▶ _SET PROBLEM_:
Once the pictures are set aside, transcribe the remaining data exactly.

▶ _DATA PROVIDED_:
◇ ◇ ◇

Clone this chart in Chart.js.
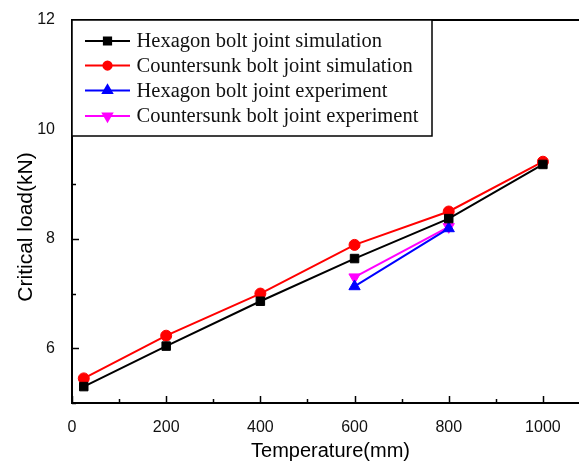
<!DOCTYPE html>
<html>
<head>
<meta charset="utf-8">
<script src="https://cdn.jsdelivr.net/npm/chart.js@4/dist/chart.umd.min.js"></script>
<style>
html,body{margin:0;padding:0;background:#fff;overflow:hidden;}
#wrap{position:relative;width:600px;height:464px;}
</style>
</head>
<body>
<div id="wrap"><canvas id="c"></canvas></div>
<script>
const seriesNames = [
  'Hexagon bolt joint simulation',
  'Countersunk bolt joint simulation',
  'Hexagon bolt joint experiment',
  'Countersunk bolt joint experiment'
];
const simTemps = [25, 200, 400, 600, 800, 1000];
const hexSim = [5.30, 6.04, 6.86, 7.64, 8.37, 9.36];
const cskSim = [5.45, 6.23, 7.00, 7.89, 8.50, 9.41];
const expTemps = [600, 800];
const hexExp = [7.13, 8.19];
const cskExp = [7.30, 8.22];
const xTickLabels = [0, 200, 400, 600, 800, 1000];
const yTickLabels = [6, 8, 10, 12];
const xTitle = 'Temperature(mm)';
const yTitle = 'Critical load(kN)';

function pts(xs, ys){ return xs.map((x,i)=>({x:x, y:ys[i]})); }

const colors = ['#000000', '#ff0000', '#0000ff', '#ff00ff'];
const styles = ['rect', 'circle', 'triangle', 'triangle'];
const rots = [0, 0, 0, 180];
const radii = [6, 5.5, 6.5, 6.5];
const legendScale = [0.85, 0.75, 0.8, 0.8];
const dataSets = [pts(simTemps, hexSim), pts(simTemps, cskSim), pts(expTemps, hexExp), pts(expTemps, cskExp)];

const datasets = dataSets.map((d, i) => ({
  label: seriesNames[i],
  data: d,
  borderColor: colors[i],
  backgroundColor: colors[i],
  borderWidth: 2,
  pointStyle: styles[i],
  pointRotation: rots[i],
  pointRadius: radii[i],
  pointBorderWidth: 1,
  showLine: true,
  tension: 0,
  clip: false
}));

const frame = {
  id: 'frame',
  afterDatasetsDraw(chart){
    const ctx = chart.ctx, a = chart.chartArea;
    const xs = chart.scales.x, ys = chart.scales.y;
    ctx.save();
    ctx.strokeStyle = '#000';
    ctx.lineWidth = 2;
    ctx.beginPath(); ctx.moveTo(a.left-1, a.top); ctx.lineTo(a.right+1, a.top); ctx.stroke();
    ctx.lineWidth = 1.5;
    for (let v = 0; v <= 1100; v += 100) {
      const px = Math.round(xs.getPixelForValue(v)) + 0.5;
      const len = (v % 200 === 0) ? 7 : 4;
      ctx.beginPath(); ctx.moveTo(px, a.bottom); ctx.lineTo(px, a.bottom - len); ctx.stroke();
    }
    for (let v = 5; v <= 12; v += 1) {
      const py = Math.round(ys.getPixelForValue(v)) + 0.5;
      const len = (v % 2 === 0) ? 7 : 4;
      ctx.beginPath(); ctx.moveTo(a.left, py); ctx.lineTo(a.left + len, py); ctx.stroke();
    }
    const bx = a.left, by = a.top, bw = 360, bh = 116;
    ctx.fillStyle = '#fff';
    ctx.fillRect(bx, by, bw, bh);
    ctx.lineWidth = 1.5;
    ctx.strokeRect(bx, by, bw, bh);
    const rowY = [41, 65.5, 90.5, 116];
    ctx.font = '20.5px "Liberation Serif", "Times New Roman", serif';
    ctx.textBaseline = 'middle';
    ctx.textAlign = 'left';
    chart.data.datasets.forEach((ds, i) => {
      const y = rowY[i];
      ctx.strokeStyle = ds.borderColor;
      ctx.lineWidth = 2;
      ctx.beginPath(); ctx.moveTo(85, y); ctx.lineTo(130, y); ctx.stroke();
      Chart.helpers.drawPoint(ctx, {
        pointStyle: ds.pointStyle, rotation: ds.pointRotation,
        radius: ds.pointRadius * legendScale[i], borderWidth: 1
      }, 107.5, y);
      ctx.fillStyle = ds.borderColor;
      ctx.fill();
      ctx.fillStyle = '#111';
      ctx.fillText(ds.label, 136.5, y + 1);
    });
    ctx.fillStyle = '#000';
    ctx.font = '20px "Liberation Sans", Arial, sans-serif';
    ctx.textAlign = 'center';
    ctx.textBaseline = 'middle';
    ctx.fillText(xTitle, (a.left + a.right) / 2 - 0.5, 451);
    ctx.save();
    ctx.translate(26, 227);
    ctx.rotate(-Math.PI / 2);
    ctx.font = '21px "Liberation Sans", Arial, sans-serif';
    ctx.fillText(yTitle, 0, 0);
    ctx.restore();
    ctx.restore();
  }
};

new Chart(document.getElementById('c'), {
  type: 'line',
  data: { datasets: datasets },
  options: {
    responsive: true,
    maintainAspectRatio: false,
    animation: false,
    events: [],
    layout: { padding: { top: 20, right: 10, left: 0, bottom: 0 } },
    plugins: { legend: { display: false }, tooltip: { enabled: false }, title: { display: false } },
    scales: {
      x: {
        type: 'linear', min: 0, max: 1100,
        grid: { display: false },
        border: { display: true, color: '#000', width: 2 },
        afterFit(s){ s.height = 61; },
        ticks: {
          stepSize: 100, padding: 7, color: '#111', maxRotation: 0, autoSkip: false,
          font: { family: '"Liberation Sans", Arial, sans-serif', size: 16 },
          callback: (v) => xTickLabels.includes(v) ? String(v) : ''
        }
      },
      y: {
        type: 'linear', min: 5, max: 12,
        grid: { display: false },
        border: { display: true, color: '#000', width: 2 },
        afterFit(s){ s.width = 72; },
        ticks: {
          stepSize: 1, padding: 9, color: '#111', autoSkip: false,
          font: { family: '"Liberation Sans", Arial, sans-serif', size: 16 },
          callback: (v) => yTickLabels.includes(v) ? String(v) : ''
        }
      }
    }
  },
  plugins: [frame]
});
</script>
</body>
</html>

◇ ◇ ◇

▶ _SOLUTION TO THE PROBLEM_:
Clone this chart in Chart.js.
<!DOCTYPE html>
<html>
<head>
<meta charset="utf-8">
<script src="https://cdn.jsdelivr.net/npm/chart.js@4/dist/chart.umd.min.js"></script>
<style>
html,body{margin:0;padding:0;background:#fff;overflow:hidden;}
#wrap{position:relative;width:600px;height:464px;}
</style>
</head>
<body>
<div id="wrap"><canvas id="c"></canvas></div>
<script>
const seriesNames = [
  'Hexagon bolt joint simulation',
  'Countersunk bolt joint simulation',
  'Hexagon bolt joint experiment',
  'Countersunk bolt joint experiment'
];
const simTemps = [25, 200, 400, 600, 800, 1000];
const hexSim = [5.30, 6.04, 6.86, 7.64, 8.37, 9.36];
const cskSim = [5.45, 6.23, 7.00, 7.89, 8.50, 9.41];
const expTemps = [600, 800];
const hexExp = [7.13, 8.19];
const cskExp = [7.30, 8.22];
const xTickLabels = [0, 200, 400, 600, 800, 1000];
const yTickLabels = [6, 8, 10, 12];
const xTitle = 'Temperature(mm)';
const yTitle = 'Critical load(kN)';

function pts(xs, ys){ return xs.map((x,i)=>({x:x, y:ys[i]})); }

const colors = ['#000000', '#ff0000', '#0000ff', '#ff00ff'];
const styles = ['rect', 'circle', 'triangle', 'triangle'];
const rots = [0, 0, 0, 180];
const radii = [6, 5.5, 6.5, 6.5];
const legendScale = [0.85, 0.75, 0.8, 0.8];
const dataSets = [pts(simTemps, hexSim), pts(simTemps, cskSim), pts(expTemps, hexExp), pts(expTemps, cskExp)];

const datasets = dataSets.map((d, i) => ({
  label: seriesNames[i],
  data: d,
  borderColor: colors[i],
  backgroundColor: colors[i],
  borderWidth: 2,
  pointStyle: styles[i],
  pointRotation: rots[i],
  pointRadius: radii[i],
  pointBorderWidth: 1,
  showLine: true,
  tension: 0,
  clip: false
}));

const frame = {
  id: 'frame',
  afterDatasetsDraw(chart){
    const ctx = chart.ctx, a = chart.chartArea;
    const xs = chart.scales.x, ys = chart.scales.y;
    ctx.save();
    ctx.strokeStyle = '#000';
    ctx.lineWidth = 2;
    ctx.beginPath(); ctx.moveTo(a.left-1, a.top); ctx.lineTo(a.right+1, a.top); ctx.stroke();
    ctx.lineWidth = 1.5;
    for (let v = 0; v <= 1100; v += 100) {
      const px = Math.round(xs.getPixelForValue(v)) + 0.5;
      const len = (v % 200 === 0) ? 7 : 4;
      ctx.beginPath(); ctx.moveTo(px, a.bottom); ctx.lineTo(px, a.bottom - len); ctx.stroke();
    }
    for (let v = 5; v <= 12; v += 1) {
      const py = Math.round(ys.getPixelForValue(v)) + 0.5;
      const len = (v % 2 === 0) ? 7 : 4;
      ctx.beginPath(); ctx.moveTo(a.left, py); ctx.lineTo(a.left + len, py); ctx.stroke();
    }
    const bx = a.left, by = a.top, bw = 360, bh = 116;
    ctx.fillStyle = '#fff';
    ctx.fillRect(bx, by, bw, bh);
    ctx.lineWidth = 1.5;
    ctx.strokeRect(bx, by, bw, bh);
    const rowY = [41, 65.5, 90.5, 116];
    ctx.font = '20.5px "Liberation Serif", "Times New Roman", serif';
    ctx.textBaseline = 'middle';
    ctx.textAlign = 'left';
    chart.data.datasets.forEach((ds, i) => {
      const y = rowY[i];
      ctx.strokeStyle = ds.borderColor;
      ctx.lineWidth = 2;
      ctx.beginPath(); ctx.moveTo(85, y); ctx.lineTo(130, y); ctx.stroke();
      Chart.helpers.drawPoint(ctx, {
        pointStyle: ds.pointStyle, rotation: ds.pointRotation,
        radius: ds.pointRadius * legendScale[i], borderWidth: 1
      }, 107.5, y);
      ctx.fillStyle = ds.borderColor;
      ctx.fill();
      ctx.fillStyle = '#111';
      ctx.fillText(ds.label, 136.5, y + 1);
    });
    ctx.fillStyle = '#000';
    ctx.font = '20px "Liberation Sans", Arial, sans-serif';
    ctx.textAlign = 'center';
    ctx.textBaseline = 'middle';
    ctx.fillText(xTitle, (a.left + a.right) / 2 - 0.5, 451);
    ctx.save();
    ctx.translate(26, 227);
    ctx.rotate(-Math.PI / 2);
    ctx.font = '21px "Liberation Sans", Arial, sans-serif';
    ctx.fillText(yTitle, 0, 0);
    ctx.restore();
    ctx.restore();
  }
};

new Chart(document.getElementById('c'), {
  type: 'line',
  data: { datasets: datasets },
  options: {
    responsive: true,
    maintainAspectRatio: false,
    animation: false,
    events: [],
    layout: { padding: { top: 20, right: 10, left: 0, bottom: 0 } },
    plugins: { legend: { display: false }, tooltip: { enabled: false }, title: { display: false } },
    scales: {
      x: {
        type: 'linear', min: 0, max: 1100,
        grid: { display: false },
        border: { display: true, color: '#000', width: 2 },
        afterFit(s){ s.height = 61; },
        ticks: {
          stepSize: 100, padding: 7, color: '#111', maxRotation: 0, autoSkip: false,
          font: { family: '"Liberation Sans", Arial, sans-serif', size: 16 },
          callback: (v) => xTickLabels.includes(v) ? String(v) : ''
        }
      },
      y: {
        type: 'linear', min: 5, max: 12,
        grid: { display: false },
        border: { display: true, color: '#000', width: 2 },
        afterFit(s){ s.width = 72; },
        ticks: {
          stepSize: 1, padding: 9, color: '#111', autoSkip: false,
          font: { family: '"Liberation Sans", Arial, sans-serif', size: 16 },
          callback: (v) => yTickLabels.includes(v) ? String(v) : ''
        }
      }
    }
  },
  plugins: [frame]
});
</script>
</body>
</html>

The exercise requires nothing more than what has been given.